Storicamente, salvo poche eccezioni, in Italia i disegnatori si occupano di matite e chine, ed è quello che ho fatto anche io finora (eccezion fatta per una breve storiella realizzata nel 2008 per la rivista Calcio 2000, colorata in digitale dietro espressa richiesta dei committenti), ma mi piace molto dipingere con acquerelli, e vorrei davvero poter almeno provare a realizzare una storia completa anche di colori. Non è detto che la cosa sia necessariamente un sogno.

Per quanto riguarda la colorazione predilige una tecnica in particolare, anche se mi pare che l'abbiamo vista lavorare con acquerello?

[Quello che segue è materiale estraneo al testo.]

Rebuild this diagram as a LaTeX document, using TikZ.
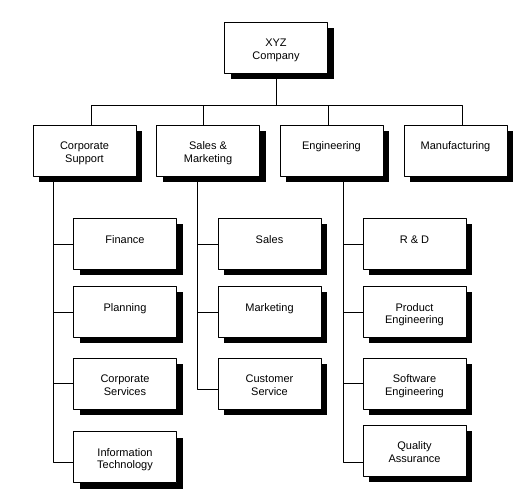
\documentclass[tikz,border=0pt]{standalone}
\usepackage{fontspec}
\setmainfont{Liberation Sans}
\usetikzlibrary{shadows}
\newcommand\boxtext[1]{\parbox[c][51pt][t]{100pt}{\centering\vspace*{16pt}\strut #1\strut}}
\tikzset{
  unit/.style={draw, fill=white, line width=0.8pt, minimum width=103pt, minimum height=51pt,
    inner sep=0pt, font=\fontsize{11}{12.5}\selectfont,
    drop shadow={shadow xshift=6pt, shadow yshift=-6pt, fill=black, opacity=1}},
  link/.style={line width=0.8pt}
}
\begin{document}
\begin{tikzpicture}[x=1pt, y=1pt, line join=round]
  \useasboundingbox (0,0) rectangle (522,501);
  \def\ybus{396}
  % top and second level
  \node[unit] (xyz) at (276,453.5) {\boxtext{XYZ\\Company}};
  \node[unit] (corp) at (84.5,350.5) {\boxtext{Corporate\\Support}};
  \node[unit] (sales) at (208,350.5) {\boxtext{Sales \&\\Marketing}};
  \node[unit] (eng) at (331.5,350.5) {\boxtext{Engineering}};
  \node[unit] (manu) at (455.5,350.5) {\boxtext{Manufacturing}};
  % corporate support units
  \node[unit] (fin) at (125,257) {\boxtext{Finance}};
  \node[unit] (plan) at (125,189) {\boxtext{Planning}};
  \node[unit] (csrv) at (125,117.5) {\boxtext{Corporate\\Services}};
  \node[unit] (it) at (125,44) {\boxtext{Information\\Technology}};
  % sales and marketing units
  \node[unit] (sal) at (269.5,257) {\boxtext{Sales}};
  \node[unit] (mkt) at (269.5,189) {\boxtext{Marketing}};
  \node[unit] (cust) at (269.5,117.5) {\boxtext{Customer\\Service}};
  % engineering units
  \node[unit] (rd) at (414.5,257) {\boxtext{R \& D}};
  \node[unit] (prod) at (414.5,189) {\boxtext{Product\\Engineering}};
  \node[unit] (soft) at (414.5,117.5) {\boxtext{Software\\Engineering}};
  \node[unit] (qa) at (414.5,50.5) {\boxtext{Quality\\Assurance}};
  % bus under the company
  \coordinate (busl) at (91,\ybus);
  \coordinate (busr) at (462,\ybus);
  \draw[link] (xyz.south) -- (xyz.south |- busl);
  \draw[link] ([xshift=6.5pt]corp.north) |- (busr) -- ([xshift=6.5pt]manu.north);
  \draw[link] ([xshift=-5pt]sales.north) -- ([xshift=-5pt]sales.north |- busl);
  \draw[link] ([xshift=-3.5pt]eng.north) -- ([xshift=-3.5pt]eng.north |- busl);
  % spines down the columns
  \coordinate (cspine) at ([xshift=-31.5pt]corp.south);
  \coordinate (sspine) at ([xshift=-11pt]sales.south);
  \coordinate (espine) at ([xshift=11.5pt]eng.south);
  \draw[link] (cspine) |- ([yshift=-5pt]it.west);
  \foreach \u in {fin,plan,csrv}
    \draw[link] (\u.west) -- (\u.west -| cspine);
  \draw[link] (sspine) |- ([yshift=-5.5pt]cust.west);
  \foreach \u in {sal,mkt}
    \draw[link] (\u.west) -- (\u.west -| sspine);
  \draw[link] (espine) |- ([yshift=-11.5pt]qa.west);
  \foreach \u in {rd,prod,soft}
    \draw[link] (\u.west) -- (\u.west -| espine);
\end{tikzpicture}
\end{document}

Come già detto, mi piace l’acquerello, ma mi piacerebbe esplorare un po’ anche la duttilità degli acrilici, cosa che farò non appena mi sarà possibile. 

Cosa ne pensa dell'avvento al digitale che ora come ora sta convertendo moltissimi fumettisti alla tavoletta grafica, un po' a discapito di carta, china e matita?

Nonostante la mia età anagrafica e il mio approdo tardivo al mondo del fumetto, nasco praticamente come disegnatore digitale: dopo il lavoro sopra citato per Calcio 2000, per motivi di praticità, sono passato dalla tavoletta grafica alla Cintiq, sulla quale lavoro tuttora (fanno eccezione le commission, i disegni che realizzo per le fiere e alcune tavole per ogni storia di Dampyr). Il digitale è una realtà ed è molto comodo, ma a costo di sembrare retorico, la soddisfazione che danno il pennino che gratta la carta e il profumo della dell’inchiostro è ineguagliabile.


Può spiegarci, con un breve excursus, come avviene il lavoro del fumettista una volta ottenuto l'ingaggio, fino alla consegna delle tavole?

Prima dell'ingaggio, in genere, occorre fare alcune pagine di prova e studi sui personaggi principali della serie (se si lavora su una serie), dopodiché, una volta confermato, si riceve una sceneggiatura (completa o parziale), sulla base della quale si realizzano le matite (che nel caso del digitale altro non sono che bozze più o meno definite), si procede a effettuare le correzioni, laddove richieste, e si passa alla fase di inchiostrazione (o rifinitura), che non è esente anch’essa da eventuali correzioni. Una volta ultimata la storia non è escluso che, a fronte della revisione finale, non si debba intervenire ulteriormente per sistemare qualcosa.

Altra cosa, un consiglio che si sente di dare a coloro che iniziano da poco o che ancora non hanno grande esperienza, al fine di ottenere un panneggio ben fatto e 'credibile'?

Il consiglio è lo stesso per qualsiasi soggetto che si va a disegnare, sia esso un panneggio, un utensile, una figura umana o animale, un apparecchiatura tecnologica o un ambiente: osservare, capire la struttura, studiare i riferimenti, e disegnare, disegnare, disegnare, cercando al contempo di capire dove si fanno errori e correggerli.

E, prima di salutarci, il Dario di oggi, di ieri e di domani, come si vede guardandosi al passato, come si vede oggi e che cosa si immagina per il futuro imminente?

Guardando al passato, c’è una punta di rammarico per non aver intrapreso prima questa via (le energie, il fisico e la capacità di apprendimento non migliorano con il passare del tempo); il mio presente è fatto di costanti rincorse alle scadenze, ma non senza soddisfazioni (sia per i traguardi professionali raggiunti che per le esperienze che questi mi permettono di fare). Per il futuro penso a storie a colori.